With this extra bit of code in place and the Ultimate Cron config, we can navigate to the Cron interface in Drupal and administer or manually trigger the scheduled task for the import:

Under the hood, Migrate API will take care of the remote changes and keep all entities in sync. All of which we didn't have to write ourselves and are able to just solely focus on the business logic mapping.

Why this approach scales

One of the biggest advantages of using Migrate API is that it treats imports as first-class citizens in Drupal.

Instead of writing one-off scripts, you get:

Change tracking
Rollbacks
Re-runs
Extensibility via plugins

This makes it especially suitable for long-lived enterprise integrations.

Conclusion

The implementation has demonstrated how quickly one can build a clean solution in Drupal with minimal effort. It has also proven how good it works with Drupal entities and translations tracking upstream changes.

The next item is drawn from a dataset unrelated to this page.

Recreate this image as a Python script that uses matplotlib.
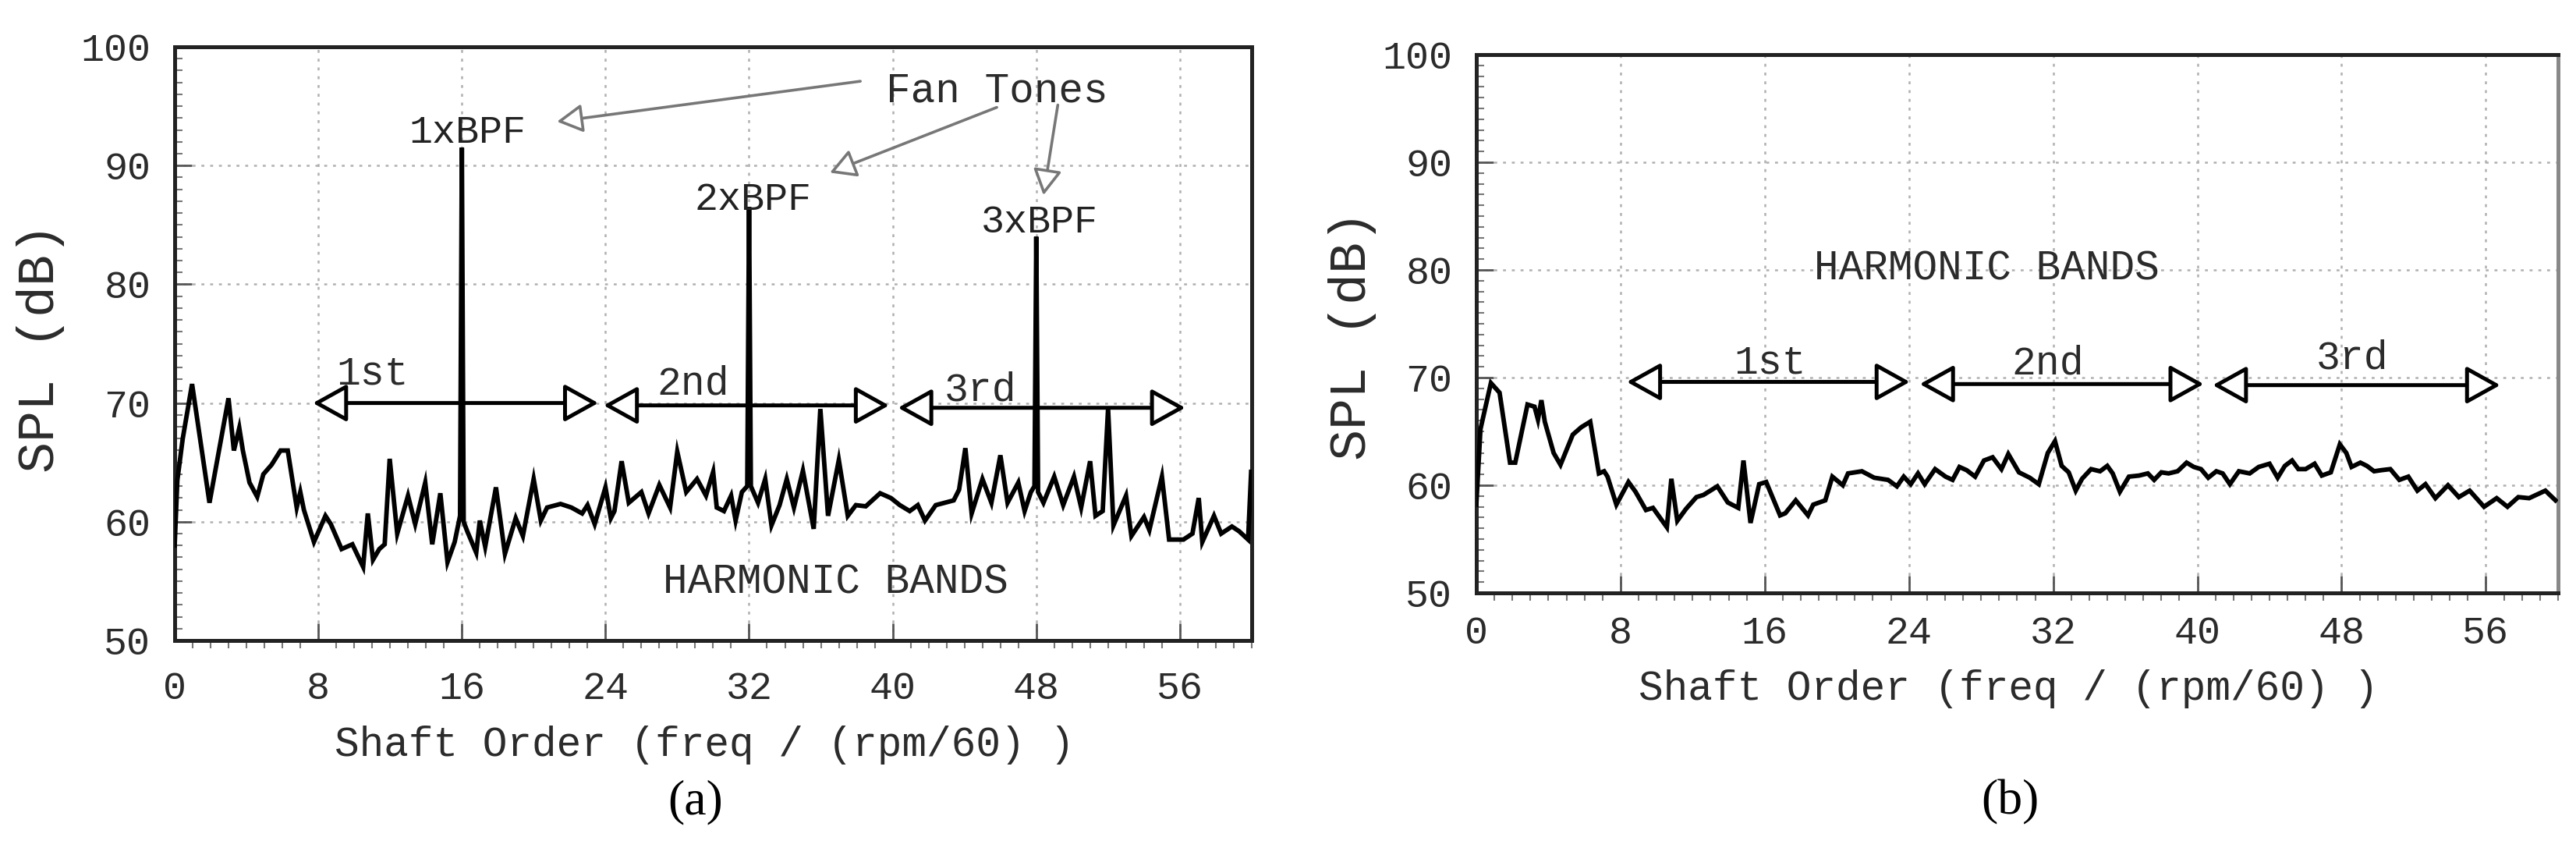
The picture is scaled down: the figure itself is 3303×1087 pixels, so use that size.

You can find the demo on my GitHub profile, which is easily installable as a module. Instructions are found in the README.

Final words

I want to thank all of the core maintainers and contributors who work actively on enriching Drupal.

The Drupal ecosystem thrives on community and contributions, so if you want to help it grow make sure to look at the issue queue and start reviewing or testing bugfixes and features.

In another blog post I will expand on building similar functionality with Feeds which also offers rich tooling, just to show you how diverse the landscape in Drupal really is with various solutions and approaches.